The temporary truce brokered by the Telugu Film Chamber of Commerce has collapsed spectacularly. Despite the recent high-profile settlement, where senior leaders established an 18-member committee to evaluate theatrical revenue structures over a two-month period, single-screen exhibitors have officially walked out of the agreement. Theater owners across the Nizam and Telangana regions have launched a fresh, aggressive offensive, declaring that they will not open advance bookings for Ram Charan’s ₹350-crore mega-project Peddi unless a percentage-sharing system is executed on paper immediately.
This sudden escalation has thrown the entire Tollywood trade into absolute chaos just days before the film’s June 4 release. Exhibitors argue that the Film Chamber’s committee is merely a delaying tactic deployed by big production houses to push Peddi through the traditional, high-risk Fixed Rental System. Fearing massive financial damage if the sports drama experiences any post-weekend drop, exhibitors are standing firm on their “Percentage or Nothing” ultimatum, completely defying the Chamber’s mandate to maintain status quo.
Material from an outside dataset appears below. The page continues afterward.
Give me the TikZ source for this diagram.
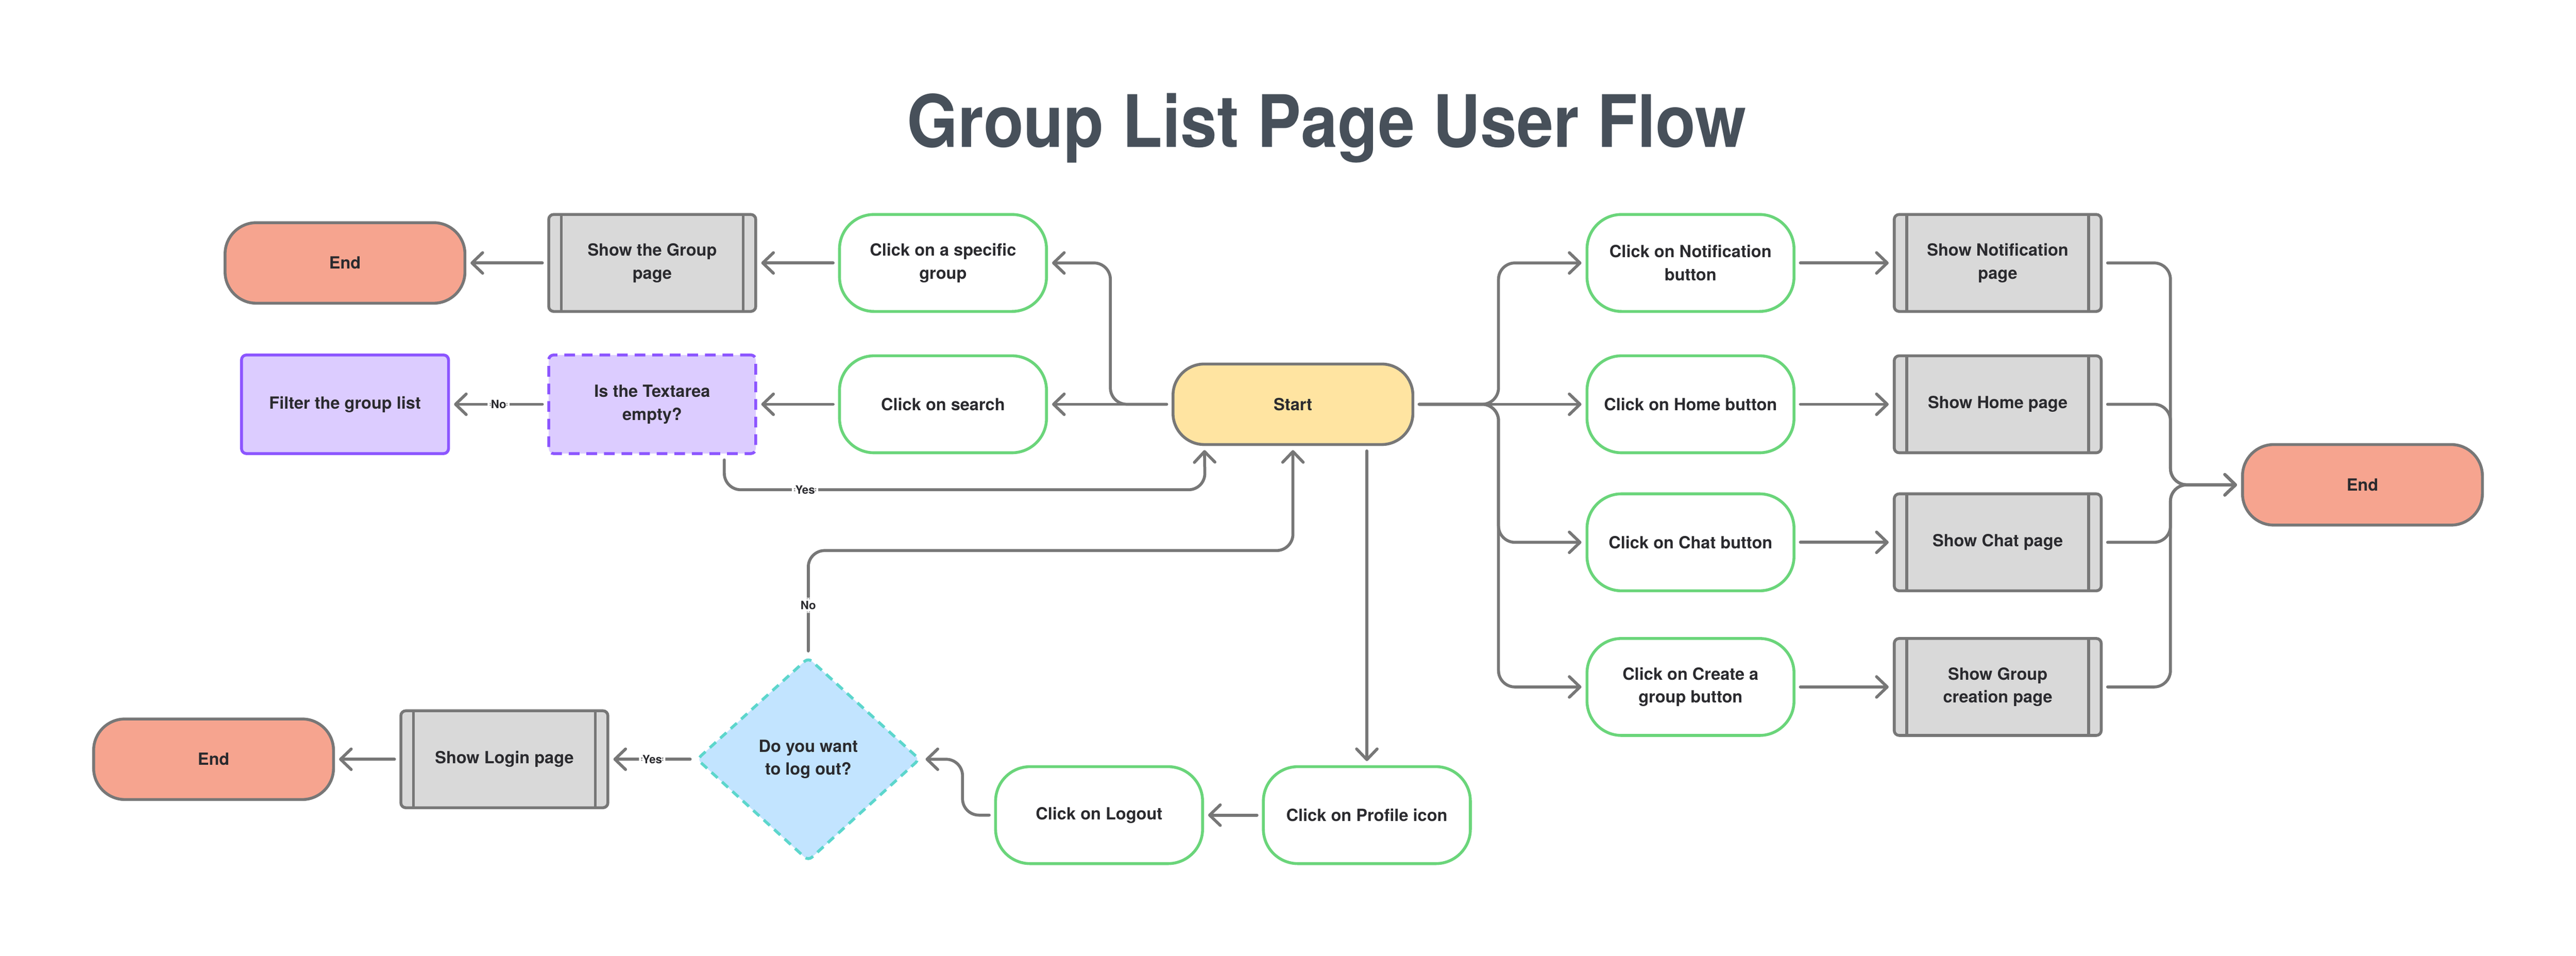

With major banners like Mythri Movie Makers caught completely off guard by the renewed strike, emergency meetings have been called behind closed doors. Distributors are trapped in a nightmare scenario, scrambling to secure screens while theater owners openly refuse to cooperate. If a binding, interim revenue-sharing model isn’t signed within the next 24 hours, Tollywood faces an unprecedented theatrical blackout that could completely derail Ram Charan’s pan-Indian opening.